── RECORDS FOR PROCESSING ──
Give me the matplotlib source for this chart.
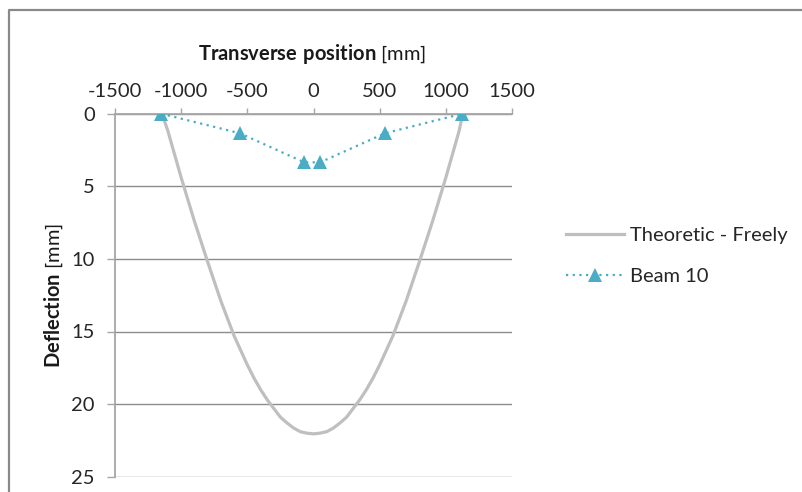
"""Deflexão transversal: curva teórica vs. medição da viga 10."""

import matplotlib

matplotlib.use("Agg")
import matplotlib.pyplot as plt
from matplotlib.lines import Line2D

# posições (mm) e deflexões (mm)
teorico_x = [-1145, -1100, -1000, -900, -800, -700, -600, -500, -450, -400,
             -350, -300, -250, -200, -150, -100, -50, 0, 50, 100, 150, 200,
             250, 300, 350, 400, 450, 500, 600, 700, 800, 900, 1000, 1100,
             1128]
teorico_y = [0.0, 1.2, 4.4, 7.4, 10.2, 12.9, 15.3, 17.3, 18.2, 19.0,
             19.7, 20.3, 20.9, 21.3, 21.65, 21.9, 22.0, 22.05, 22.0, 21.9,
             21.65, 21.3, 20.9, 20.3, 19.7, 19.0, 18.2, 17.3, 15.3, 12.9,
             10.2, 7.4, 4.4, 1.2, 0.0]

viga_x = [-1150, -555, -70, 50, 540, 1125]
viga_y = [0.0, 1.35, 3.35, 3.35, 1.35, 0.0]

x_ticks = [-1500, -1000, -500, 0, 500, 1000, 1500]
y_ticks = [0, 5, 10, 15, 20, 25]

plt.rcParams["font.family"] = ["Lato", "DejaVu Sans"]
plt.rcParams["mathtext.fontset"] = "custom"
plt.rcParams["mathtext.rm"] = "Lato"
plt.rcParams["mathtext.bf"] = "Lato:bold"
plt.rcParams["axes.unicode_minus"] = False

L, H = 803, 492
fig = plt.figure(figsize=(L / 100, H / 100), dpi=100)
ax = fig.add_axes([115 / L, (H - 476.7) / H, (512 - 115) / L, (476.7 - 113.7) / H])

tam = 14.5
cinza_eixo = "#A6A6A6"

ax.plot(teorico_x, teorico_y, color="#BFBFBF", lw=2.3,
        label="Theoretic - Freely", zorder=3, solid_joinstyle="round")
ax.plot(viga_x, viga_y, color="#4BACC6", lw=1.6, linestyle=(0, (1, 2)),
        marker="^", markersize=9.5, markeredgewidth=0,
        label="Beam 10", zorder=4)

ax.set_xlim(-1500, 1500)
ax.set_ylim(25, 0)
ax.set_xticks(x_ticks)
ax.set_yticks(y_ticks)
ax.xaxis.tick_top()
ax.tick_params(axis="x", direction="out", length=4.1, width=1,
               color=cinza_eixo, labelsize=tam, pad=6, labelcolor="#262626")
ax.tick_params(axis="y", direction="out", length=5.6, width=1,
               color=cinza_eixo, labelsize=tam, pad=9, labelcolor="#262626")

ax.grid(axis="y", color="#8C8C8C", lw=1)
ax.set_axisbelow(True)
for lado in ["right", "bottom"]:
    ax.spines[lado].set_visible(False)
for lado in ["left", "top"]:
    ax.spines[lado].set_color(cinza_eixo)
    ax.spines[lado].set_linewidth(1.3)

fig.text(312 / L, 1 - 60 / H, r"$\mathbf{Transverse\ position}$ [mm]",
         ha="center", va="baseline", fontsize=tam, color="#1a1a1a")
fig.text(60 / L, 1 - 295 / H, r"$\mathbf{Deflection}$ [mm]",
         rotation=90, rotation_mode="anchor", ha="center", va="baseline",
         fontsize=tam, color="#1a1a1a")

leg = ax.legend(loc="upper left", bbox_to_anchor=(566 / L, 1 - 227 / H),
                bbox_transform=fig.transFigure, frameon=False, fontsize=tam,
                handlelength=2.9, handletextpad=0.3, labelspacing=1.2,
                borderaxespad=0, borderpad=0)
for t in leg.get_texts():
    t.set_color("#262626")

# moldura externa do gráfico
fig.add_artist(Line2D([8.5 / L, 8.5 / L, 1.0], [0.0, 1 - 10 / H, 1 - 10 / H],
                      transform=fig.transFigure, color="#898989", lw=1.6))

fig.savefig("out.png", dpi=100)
───
── RECORDS FOR PROCESSING ──
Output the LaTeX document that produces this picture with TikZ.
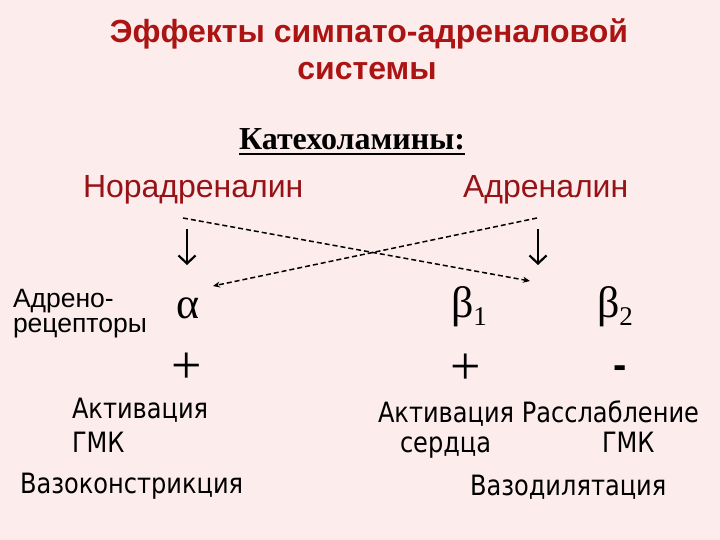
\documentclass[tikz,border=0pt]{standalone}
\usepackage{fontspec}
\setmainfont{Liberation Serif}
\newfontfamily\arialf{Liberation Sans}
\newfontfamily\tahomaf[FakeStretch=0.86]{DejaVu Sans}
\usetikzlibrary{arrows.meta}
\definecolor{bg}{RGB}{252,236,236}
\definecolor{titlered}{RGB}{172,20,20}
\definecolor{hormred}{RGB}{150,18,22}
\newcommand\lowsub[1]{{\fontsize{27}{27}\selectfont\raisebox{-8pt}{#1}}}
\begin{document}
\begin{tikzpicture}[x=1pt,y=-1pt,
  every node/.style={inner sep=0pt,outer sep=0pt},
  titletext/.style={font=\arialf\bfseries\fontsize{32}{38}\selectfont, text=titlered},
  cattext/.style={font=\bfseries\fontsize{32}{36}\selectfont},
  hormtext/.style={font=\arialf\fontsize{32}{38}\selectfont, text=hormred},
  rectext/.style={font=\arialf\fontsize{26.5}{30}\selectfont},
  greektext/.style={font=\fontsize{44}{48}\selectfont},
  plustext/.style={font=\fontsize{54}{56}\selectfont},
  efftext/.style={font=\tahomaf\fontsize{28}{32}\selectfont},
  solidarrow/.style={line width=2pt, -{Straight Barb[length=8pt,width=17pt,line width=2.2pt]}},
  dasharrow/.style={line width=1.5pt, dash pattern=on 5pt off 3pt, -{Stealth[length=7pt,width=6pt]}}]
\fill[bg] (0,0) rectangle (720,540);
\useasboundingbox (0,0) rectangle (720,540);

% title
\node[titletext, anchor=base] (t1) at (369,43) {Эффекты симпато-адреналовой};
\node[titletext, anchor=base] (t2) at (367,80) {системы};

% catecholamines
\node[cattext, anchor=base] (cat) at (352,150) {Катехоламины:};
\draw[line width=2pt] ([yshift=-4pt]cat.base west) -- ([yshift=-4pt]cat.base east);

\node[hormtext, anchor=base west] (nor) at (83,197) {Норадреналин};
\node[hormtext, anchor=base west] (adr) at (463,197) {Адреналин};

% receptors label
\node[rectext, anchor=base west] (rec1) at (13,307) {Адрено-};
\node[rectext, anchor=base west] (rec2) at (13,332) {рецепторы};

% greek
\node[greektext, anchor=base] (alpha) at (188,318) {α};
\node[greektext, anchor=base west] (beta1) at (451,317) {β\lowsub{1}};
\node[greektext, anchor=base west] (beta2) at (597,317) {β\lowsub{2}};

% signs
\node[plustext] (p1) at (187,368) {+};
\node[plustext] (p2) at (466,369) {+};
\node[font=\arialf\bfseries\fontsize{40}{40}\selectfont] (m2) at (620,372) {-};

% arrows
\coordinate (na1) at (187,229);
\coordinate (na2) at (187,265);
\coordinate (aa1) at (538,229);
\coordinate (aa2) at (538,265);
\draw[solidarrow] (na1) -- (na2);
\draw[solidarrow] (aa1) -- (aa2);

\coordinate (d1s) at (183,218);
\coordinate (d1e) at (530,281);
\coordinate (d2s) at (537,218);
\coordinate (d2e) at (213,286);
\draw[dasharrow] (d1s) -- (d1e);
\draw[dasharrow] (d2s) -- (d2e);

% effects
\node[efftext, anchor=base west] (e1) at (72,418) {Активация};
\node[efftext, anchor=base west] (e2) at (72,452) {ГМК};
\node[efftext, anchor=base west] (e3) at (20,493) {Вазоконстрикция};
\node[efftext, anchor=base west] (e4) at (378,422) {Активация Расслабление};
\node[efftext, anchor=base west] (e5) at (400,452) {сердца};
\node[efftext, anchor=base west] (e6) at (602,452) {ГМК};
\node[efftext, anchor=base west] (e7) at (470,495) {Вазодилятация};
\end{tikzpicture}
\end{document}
───
── RECORDS FOR PROCESSING ──
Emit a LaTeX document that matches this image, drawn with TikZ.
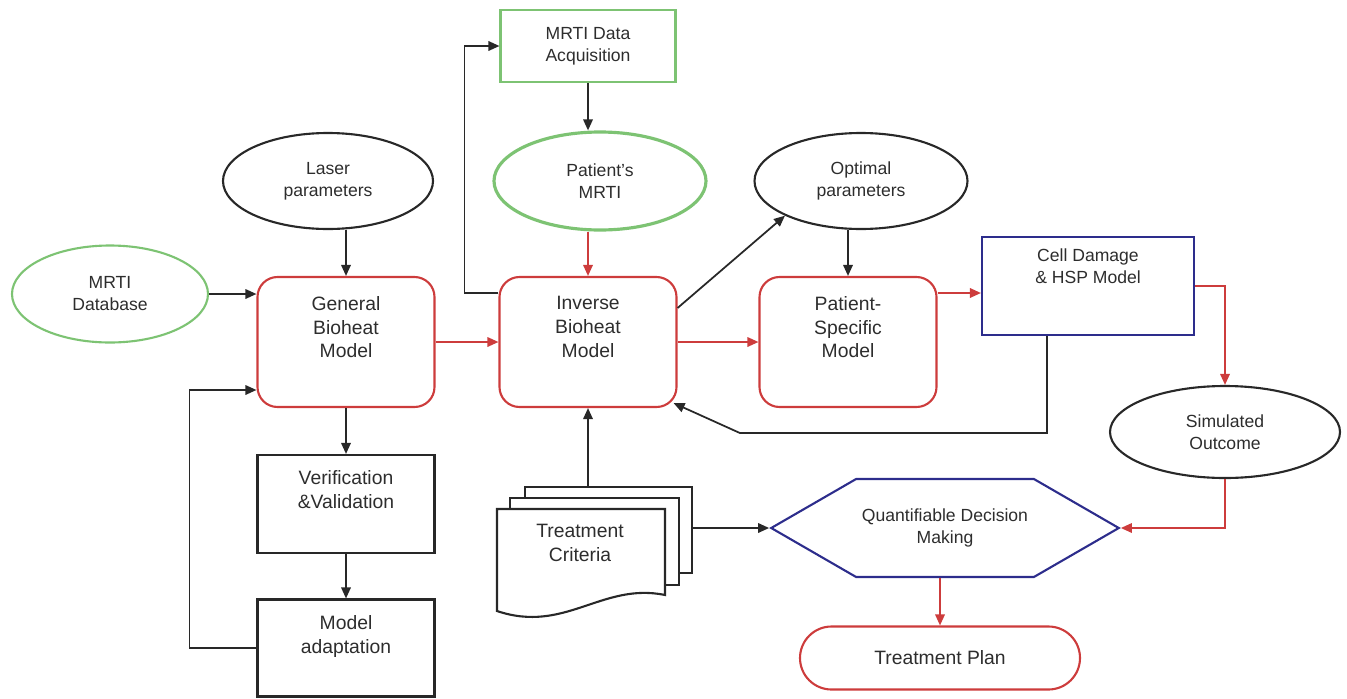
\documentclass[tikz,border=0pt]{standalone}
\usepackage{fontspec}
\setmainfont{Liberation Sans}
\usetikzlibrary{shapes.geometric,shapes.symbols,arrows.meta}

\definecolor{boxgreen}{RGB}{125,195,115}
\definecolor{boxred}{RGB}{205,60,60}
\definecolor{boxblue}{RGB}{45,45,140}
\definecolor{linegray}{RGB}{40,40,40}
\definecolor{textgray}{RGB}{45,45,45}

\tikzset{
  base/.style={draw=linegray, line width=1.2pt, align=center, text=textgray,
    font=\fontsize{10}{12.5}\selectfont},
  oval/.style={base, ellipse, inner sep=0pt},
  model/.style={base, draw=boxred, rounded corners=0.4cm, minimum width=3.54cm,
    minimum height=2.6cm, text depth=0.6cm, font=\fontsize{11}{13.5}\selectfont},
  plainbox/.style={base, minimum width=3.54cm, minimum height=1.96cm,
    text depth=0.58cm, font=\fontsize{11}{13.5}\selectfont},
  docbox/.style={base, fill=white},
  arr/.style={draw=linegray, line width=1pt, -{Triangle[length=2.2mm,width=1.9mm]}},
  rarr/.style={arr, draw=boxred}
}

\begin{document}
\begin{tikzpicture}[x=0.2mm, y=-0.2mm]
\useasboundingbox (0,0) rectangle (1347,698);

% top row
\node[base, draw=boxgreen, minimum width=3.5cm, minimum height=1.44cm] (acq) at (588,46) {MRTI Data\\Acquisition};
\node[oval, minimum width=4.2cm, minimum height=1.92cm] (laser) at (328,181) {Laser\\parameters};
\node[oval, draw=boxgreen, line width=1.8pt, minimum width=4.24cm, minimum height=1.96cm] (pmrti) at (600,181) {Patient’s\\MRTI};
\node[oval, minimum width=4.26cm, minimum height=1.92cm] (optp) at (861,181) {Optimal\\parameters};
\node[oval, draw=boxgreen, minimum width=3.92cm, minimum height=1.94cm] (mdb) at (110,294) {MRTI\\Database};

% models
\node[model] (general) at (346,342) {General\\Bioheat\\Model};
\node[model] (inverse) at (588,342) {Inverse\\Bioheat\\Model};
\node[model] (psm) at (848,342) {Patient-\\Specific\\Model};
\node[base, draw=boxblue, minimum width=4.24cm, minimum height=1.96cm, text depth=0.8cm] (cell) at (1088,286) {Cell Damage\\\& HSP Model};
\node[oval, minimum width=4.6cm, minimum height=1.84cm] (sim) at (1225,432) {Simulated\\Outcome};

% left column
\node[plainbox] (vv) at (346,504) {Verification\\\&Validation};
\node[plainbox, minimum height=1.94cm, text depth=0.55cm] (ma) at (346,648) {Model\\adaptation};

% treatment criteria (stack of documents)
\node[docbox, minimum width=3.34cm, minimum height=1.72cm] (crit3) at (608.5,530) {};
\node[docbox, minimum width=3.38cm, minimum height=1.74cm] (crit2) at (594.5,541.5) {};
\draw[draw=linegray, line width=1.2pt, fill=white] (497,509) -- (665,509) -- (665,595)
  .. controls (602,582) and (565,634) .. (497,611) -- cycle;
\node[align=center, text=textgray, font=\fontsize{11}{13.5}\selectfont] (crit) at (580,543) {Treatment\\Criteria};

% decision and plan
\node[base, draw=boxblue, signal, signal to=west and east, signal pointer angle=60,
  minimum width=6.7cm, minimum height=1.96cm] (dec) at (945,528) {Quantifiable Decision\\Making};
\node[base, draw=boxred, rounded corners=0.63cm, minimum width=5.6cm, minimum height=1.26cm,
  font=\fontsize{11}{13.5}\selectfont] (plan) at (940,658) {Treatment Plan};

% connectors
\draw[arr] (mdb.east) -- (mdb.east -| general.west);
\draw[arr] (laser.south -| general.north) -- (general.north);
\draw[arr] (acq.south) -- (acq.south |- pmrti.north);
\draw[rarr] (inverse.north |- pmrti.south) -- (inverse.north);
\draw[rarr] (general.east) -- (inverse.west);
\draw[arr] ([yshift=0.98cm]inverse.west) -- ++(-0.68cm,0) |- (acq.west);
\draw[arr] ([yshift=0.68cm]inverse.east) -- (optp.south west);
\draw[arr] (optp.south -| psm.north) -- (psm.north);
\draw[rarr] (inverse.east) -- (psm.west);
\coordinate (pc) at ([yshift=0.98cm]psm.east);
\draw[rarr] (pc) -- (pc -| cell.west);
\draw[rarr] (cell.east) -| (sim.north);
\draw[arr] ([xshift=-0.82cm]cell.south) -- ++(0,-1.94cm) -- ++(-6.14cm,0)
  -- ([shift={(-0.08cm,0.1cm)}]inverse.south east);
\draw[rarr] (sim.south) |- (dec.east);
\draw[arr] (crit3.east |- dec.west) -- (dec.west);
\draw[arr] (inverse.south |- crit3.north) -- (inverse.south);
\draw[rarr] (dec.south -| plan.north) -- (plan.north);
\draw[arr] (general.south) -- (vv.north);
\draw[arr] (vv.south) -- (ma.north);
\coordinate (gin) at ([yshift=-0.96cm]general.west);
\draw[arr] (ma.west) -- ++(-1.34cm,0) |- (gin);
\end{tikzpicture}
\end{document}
───
▶ _TASK TO CARRY OUT_: Your task is to reproduce only the lines from the one with "Give me the matplotlib source for this chart." through the one with "from matplotlib.lines import Line2D", keeping both ends. Skip every picture.

▶ _FINAL RESULT_:
Give me the matplotlib source for this chart.
"""Deflexão transversal: curva teórica vs. medição da viga 10."""

import matplotlib

matplotlib.use("Agg")
import matplotlib.pyplot as plt
from matplotlib.lines import Line2D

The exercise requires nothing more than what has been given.